Nach dem Vortrag der Beklagten sind - unabhängig davon, ob die Beklagte zu 1) sich überhaupt darauf berufen könnte - nicht die Voraussetzungen des § 826 BGB erfüllt. Die Vollstreckung aus einem rechtskräftigen Urteil oder einem anderen Vollstreckungstitel stellt einen gegen die guten Sitten verstoßenden Rechtsmissbrauch dar, wenn der Vollstreckende den Titel durch eine rechts- oder sittenwidrige Handlung im Bewusstsein der Unrichtigkeit herbeigeführt hat oder wenn er die Unrichtigkeit nachträglich erkannt hat und die Ausnutzung der formalen Rechtsstellung des Vollstreckenden mit dem Gerechtigkeitsgedanken schlechthin unvereinbar ist (vgl. BGH NJW 1999, S. 1257, 1258). Ein so schwerwiegender Fall ist nicht dargetan. Selbst wenn der Vortrag der Beklagten, die ....kasse habe sittenwidrig gehandelt, als richtig unterstellt wird, so fehlt es doch an Umständen, welche die Verwendung des Titels als schlechthin unerträgliche Ungerechtigkeit erscheinen ließen. Denn bei einer vollstreckbaren Urkunde - wie hier - steht dem Schuldner zur Geltendmachung seiner Einwendungen stets der Weg der Vollstreckungsgegenklage offen, da die beschränkende Vorschrift des § 767 Abs. 2 ZPO auf diese Vollstreckungstitel nicht anzuwenden ist (§ 797 Abs. 4 ZPO). Die Verwendung des Titels ist daher nicht rechtsmissbräuchlich.

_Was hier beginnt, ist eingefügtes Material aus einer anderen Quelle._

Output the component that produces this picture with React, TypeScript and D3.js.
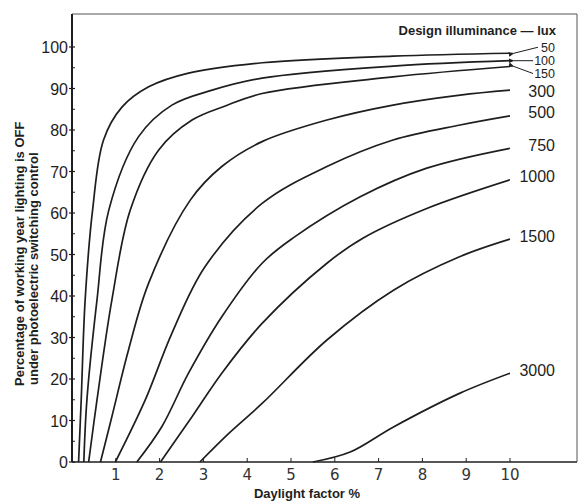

Materiellrechtliche Einwendungen gegen das dem Vollstreckungstitel zugrundeliegende Rechtsgeschäft können im Rahmen der Zwangsvollstreckung nicht berücksichtigt werden.

Eine Einstellung der Zwangsvollstreckung hat keine Auswirkungen auf die Wirksamkeit der einmal angeordneten Zwangsverwaltung und die Befugnisse des Zwangsverwalters. Hierzu wird auf die Entscheidungsgründe des angefochtenen Urteils Bezug genommen.

Die Beklagte zu 1) hat die herausverlangten Räume von den Vollstreckungsschuldnern, den Beklagten zu 2) und 3), gemietet und aufgrund dieses Mietverhältnisses unmittelbaren Besitz daran erlangt. Da die Beklagte zu 1) nicht vorträgt, dass der Mietvertrag infolge einer Liquidation der GmbH oder auf andere Weise vor Anordnung der Zwangsverwaltung aufgelöst worden sei, ist im Verhältnis zur Beklagten zu 1) davon auszugehen, dass das Mietverhältnis bis zur Kündigung durch den Kläger fortbestand. Gemäß § 152 Abs. 2 ZVG war das Mietverhältnis auch dem Kläger gegenüber wirksam.

Die Beklagte zu 1) ist, nachdem der Kläger den Mietvertrag mit Schreiben vom 15.09.2000 fristlos gekündigt hat, zur Rückgabe der gemieteten Räume verpflichtet (§ 556 Abs. 1 BGB a. F.). Die außerordentliche Kündigung ist gemäß § 554 Abs. 1 Nr. 1 BGB a. F. gerechtfertigt, da die Beklagte zu 1) unstreitig für mehrere aufeinanderfolgende Monate mit der Zahlung des Mietzinses in Verzug geraten ist. Erst nach der Kündigung wurden wieder Mietzahlungen erbracht, so dass § 554 Satz 2 BGB a. F. nicht eingreift. Einwendungen aus dem Verhältnis der Mieterin zu den Vermietern werden nicht geltend gemacht. Als Zwangsverwalter der Grundstücke, auf denen sich die Mieträume befinden, war der Kläger gemäß § 152 Abs. 1 i. V. m. Abs. 2 ZVG zur Kündigung befugt.

Wie im Urteil des Landgerichts zutreffend ausgeführt wird, kann die Beklagte zu 1) dem Rückgabeanspruch aus dem Mietverhältnis nicht entgegenhalten, sie sei nicht mehr unmittelbare Besitzerin der Mietsache. Unmöglichkeit der Rückgabe ist nicht eingetreten.

Die Klage gegen die Beklagte zu 1) ist nach allem begründet.

Die Berufung der Beklagten zu 1) war daher zurückzuweisen. Im Übrigen war das Urteil des Landgerichts teilweise abzuändern.

Die Nebenentscheidungen beruhen auf den §§ 92 Abs. 1, 97 Abs. 1, 100 Abs. 1, 708 Nr. 10, 713 ZPO.

Die Revision gegen dieses Urteil wird nicht zugelassen.

Der Streitwert wird für das Berufungsverfahren auf 8.202,55 Euro festgesetzt.